I am reproducing the section of his essay on health IT, that illustrates his point well:
A third example is the sacrificial cult of electronic medical records. [Sadly, that phraseology is all too apt - ed.] Except for those who work at Departments of Medical Informatics or as physician “champions” for EMR vendors or health systems that are spending billions to implement the darned things, the vast majority of doctors and nurses will tell you that EMRs are a chainsaw to clinical productivity and the amount of time that we actually spend listening to and getting to know our patients and their problems. Non-vendor, non-government studies that show that these systems save money or actually improve clinical results are scarcer than hen’s teeth, yet not a day goes by without having shamans in the Cult of EMR claim that we will see miraculous increases in efficiency, reductions in cost, improvements in health and a blooming of preventive medicine “any day now”.
These claims are increasing in intensity and shamelessness. This is at a time when it is admitted by some of the most respected scientific bodies (e.g., National Research Council, FDA, IOM, NIST) that the technology does not support clinicians' cognitive needs, is in fact disruptive and hard to use, and reports of harm are appearing.

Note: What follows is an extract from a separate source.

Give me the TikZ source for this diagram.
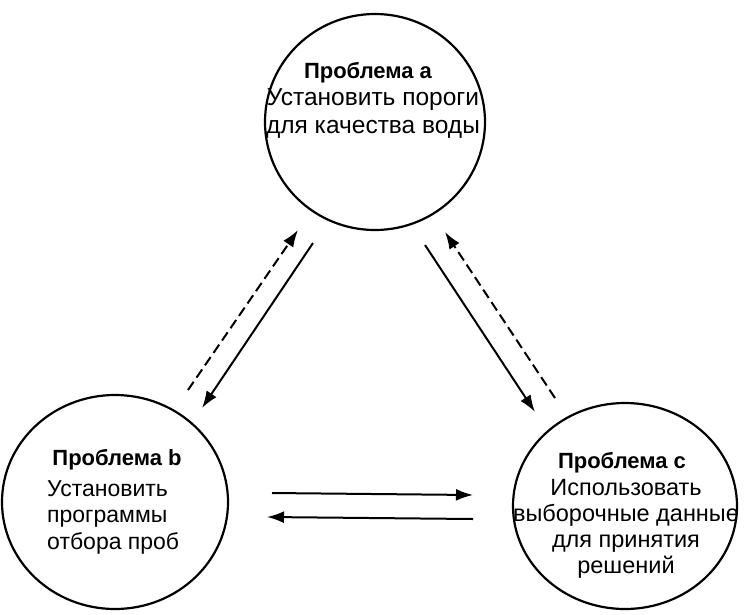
\documentclass[tikz,border=0pt]{standalone}
\usepackage{fontspec}
\setmainfont{Liberation Sans}
\usetikzlibrary{shapes.geometric,arrows.meta}
\tikzset{
  prob/.style={draw, ellipse, line width=2.2pt, inner sep=0pt},
  head/.style={font=\fontsize{22}{26}\selectfont\bfseries, inner sep=0pt},
  body/.style={inner sep=0pt},
  link/.style={line width=2pt, -{Latex[length=17pt,width=12pt]}},
  dlink/.style={link, dash pattern=on 10pt off 5pt}
}
\begin{document}
\begin{tikzpicture}[x=1pt,y=-1pt]
\useasboundingbox (0,0) rectangle (744,614);
% circles
\node[prob, minimum width=220pt, minimum height=216pt] (a) at (375,122) {};
\node[prob, minimum width=226pt, minimum height=214pt] (b) at (115,502) {};
\node[prob, minimum width=224pt, minimum height=206pt] (c) at (625,506) {};
% texts
\node[head] (ah) at (368,73) {Проблема a};
\node[body, align=center, font=\fontsize{24.5}{28}\selectfont] (at) at (373,114) {Установить пороги\\для качества воды};
\node[head] (bh) at (117,460) {Проблема b};
\node[body, align=left, anchor=west, font=\fontsize{23}{26.5}\selectfont] (bt) at (47,517) {Установить\\программы\\отбора проб};
\node[head] (ch) at (622,463) {Проблема c};
\node[body, align=center, font=\fontsize{23.5}{26}\selectfont] (ct) at (626,529) {Использовать\\выборочные данные\\для принятия\\решений};
% arrow end points
\coordinate (p1) at (188,390); \coordinate (p2) at (298,230);
\coordinate (p3) at (313,243); \coordinate (p4) at (202,408);
\coordinate (p5) at (425,245); \coordinate (p6) at (535,412);
\coordinate (p7) at (555,398); \coordinate (p8) at (445,232);
\coordinate (p9) at (272,493); \coordinate (p10) at (473,495);
\coordinate (p11) at (473,519); \coordinate (p12) at (267,517);
\draw[dlink] (p1) -- (p2);
\draw[link] (p3) -- (p4);
\draw[link] (p5) -- (p6);
\draw[dlink] (p7) -- (p8);
\draw[link] (p9) -- (p10);
\draw[link] (p11) -- (p12);
\end{tikzpicture}
\end{document}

Worse, they report - magnitudes of reported harm are unknown due to impaired information diffusion. The impairment is both due to lack of regulation and regulatory authorities to report to (which allows opportunism), as well as due to business IT-modeled legal contracts with IP-protection and defects gag clauses.

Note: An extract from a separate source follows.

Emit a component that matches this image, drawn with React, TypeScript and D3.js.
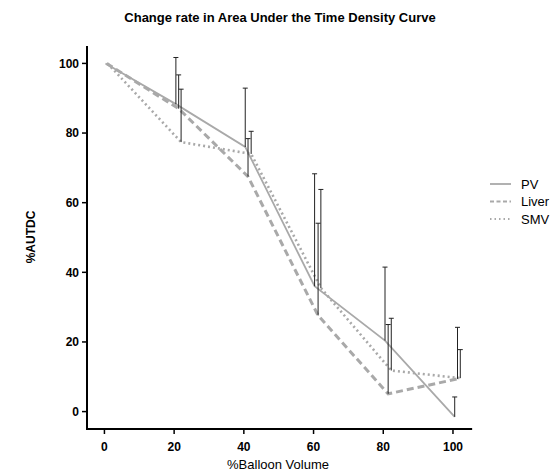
import React from "react";
import * as d3 from "d3";

const SERIES_NAMES = ["PV", "Liver", "SMV"];
const PV_X = [0.3, 20.5, 40.4, 60.3, 80.5, 100.5];
const PV_MEAN = [100, 88.3, 76, 36, 20.4, -1.5];
const PV_SD = [0, 13.4, 16.9, 32.3, 21.1, 5.7];
const LIVER_X = [0.6, 21.3, 41.2, 61.3, 81.4, 101.3];
const LIVER_MEAN = [100, 87, 67.5, 27.6, 5.1, 9.4];
const LIVER_SD = [0, 9.7, 10.9, 26.5, 19.9, 14.8];
const SMV_X = [0.9, 22.0, 42.1, 62.1, 82.3, 102.1];
const SMV_MEAN = [100, 77.4, 74, 35.5, 11.8, 9.6];
const SMV_SD = [0, 15.2, 6.5, 28.3, 15, 8.2];
const X_TICKS = [0, 20, 40, 60, 80, 100];
const Y_TICKS = [0, 20, 40, 60, 80, 100];

const FONT = "Arial, 'Liberation Sans', sans-serif";
const LINE_COLOR = "#a9a9a9";

const styles = [
  { dash: null as string | null, width: 1.8 },
  { dash: "7,4", width: 3 },
  { dash: "2,3", width: 2.6 },
];

export default function App() {
  const W = 557, H = 474;
  const x = d3.scaleLinear().domain([-5, 105]).range([87, 470.4]);
  const y = d3.scaleLinear().domain([-5, 105]).range([429, 46]);

  const series = [
    { name: SERIES_NAMES[0], xs: PV_X, m: PV_MEAN, sd: PV_SD },
    { name: SERIES_NAMES[1], xs: LIVER_X, m: LIVER_MEAN, sd: LIVER_SD },
    { name: SERIES_NAMES[2], xs: SMV_X, m: SMV_MEAN, sd: SMV_SD },
  ];

  const line = d3
    .line<[number, number]>()
    .x((d) => x(d[0]))
    .y((d) => y(d[1]));

  const axisTop = y(105);
  const axisBottom = y(-5);
  const axisLeft = x(-5);
  const axisRight = x(105.5);

  return (
    <svg width={W} height={H} style={{ position: "absolute", left: 0, top: 0 }} fontFamily={FONT}>
      <rect width={W} height={H} fill="#fff" />
      <text x={280} y={22} textAnchor="middle" fontWeight="bold" fontSize={13}>
        Change rate in Area Under the Time Density Curve
      </text>

      {/* lines */}
      {series.map((s, i) => (
        <path
          key={s.name}
          d={line(s.xs.map((xv, j) => [xv, s.m[j]] as [number, number])) || ""}
          fill="none"
          stroke={LINE_COLOR}
          strokeWidth={styles[i].width}
          strokeDasharray={styles[i].dash || undefined}
        />
      ))}

      {/* error bars */}
      {series.map((s) =>
        s.xs.map((xv, j) =>
          s.sd[j] > 0 ? (
            <g key={s.name + j} stroke="#222" strokeWidth={1}>
              <line x1={x(xv)} x2={x(xv)} y1={y(s.m[j])} y2={y(s.m[j] + s.sd[j])} />
              <line x1={x(xv) - 2.5} x2={x(xv) + 2.5} y1={y(s.m[j] + s.sd[j])} y2={y(s.m[j] + s.sd[j])} />
            </g>
          ) : null
        )
      )}

      {/* axes */}
      <line x1={axisLeft} x2={axisLeft} y1={axisTop} y2={axisBottom + 1} stroke="#000" strokeWidth={2} />
      <line x1={axisLeft - 1} x2={axisRight} y1={axisBottom} y2={axisBottom} stroke="#000" strokeWidth={2} />
      {Y_TICKS.map((t) => (
        <g key={"y" + t}>
          <line x1={axisLeft - 5} x2={axisLeft} y1={y(t)} y2={y(t)} stroke="#000" strokeWidth={1.5} />
          <text x={axisLeft - 8} y={y(t)} dy="0.35em" textAnchor="end" fontWeight="bold" fontSize={12}>
            {t}
          </text>
        </g>
      ))}
      {X_TICKS.map((t) => (
        <g key={"x" + t}>
          <line x1={x(t)} x2={x(t)} y1={axisBottom} y2={axisBottom + 5} stroke="#000" strokeWidth={1.5} />
          <text x={x(t)} y={axisBottom + 22} textAnchor="middle" fontWeight="bold" fontSize={12}>
            {t}
          </text>
        </g>
      ))}
      <text x={278} y={469} textAnchor="middle" fontSize={13}>
        %Balloon Volume
      </text>
      <text
        transform={`translate(35,237) rotate(-90)`}
        textAnchor="middle"
        fontWeight="bold"
        fontSize={12}
      >
        %AUTDC
      </text>

      {/* legend */}
      {series.map((s, i) => (
        <g key={"lg" + s.name} transform={`translate(490,${184 + i * 17.5})`}>
          <line
            x1={0}
            x2={21}
            y1={0}
            y2={0}
            stroke={LINE_COLOR}
            strokeWidth={i === 0 ? 1.8 : 2}
            strokeDasharray={i === 0 ? undefined : i === 1 ? "4,2.5" : "1.5,3"}
          />
          <text x={31} y={0} dy="0.35em" fontSize={13}>
            {s.name}
          </text>
        </g>
      ))}
    </svg>
  );
}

The cult has grown so powerful that has been able to force clinics and hospitals to sacrifice themselves in the process; goaded by the awards and penalties handed out for the presence or absence of “meaningful use”. It’s no great revelation that is a new technology is truly useful, beneficial and cost-effective, there is absolutely no reason that a government would need to mandate its use or bribe people to buy it. Dr. Scot Silverstein at the Health Care Renewal blog has devoted his career to documenting the questionable engineering and lack of clinical awareness that goes into these systems, but you will not identify single iota of doubt in the pronouncements of the Office of the National Coordinator or the politicians who are receiving funds and advice from the “healthcare information technology” (HIT) industry. Their minds are made up. Don’t confuse them with the facts.
I wouldn't say I've "devoted my career" to documenting the problems only. I've been spending considerable time now doing something about it. This includes, in part, advising attorneys on both sides of the Bar on the problems they need to be aware of.
This knowledge will likely benefit plaintiff's lawyers and injured patients far more than the defense. There is no defense for cybernetically harming people with poorly designed and implemented, experimental medical devices, used without patient informed consent, or for trying to conceal the malpractice via electronic legerdemain.
It is my belief that a fair share of cavalier health IT experimenters, dyscompetents and "creative medical history editors" responsible for the current shabby state (technically and ethically) of commercial HIT, a situation that could have been avoided via learning from the medical and technological past, will have a very unpleasant and costly time in the courtroom in future years.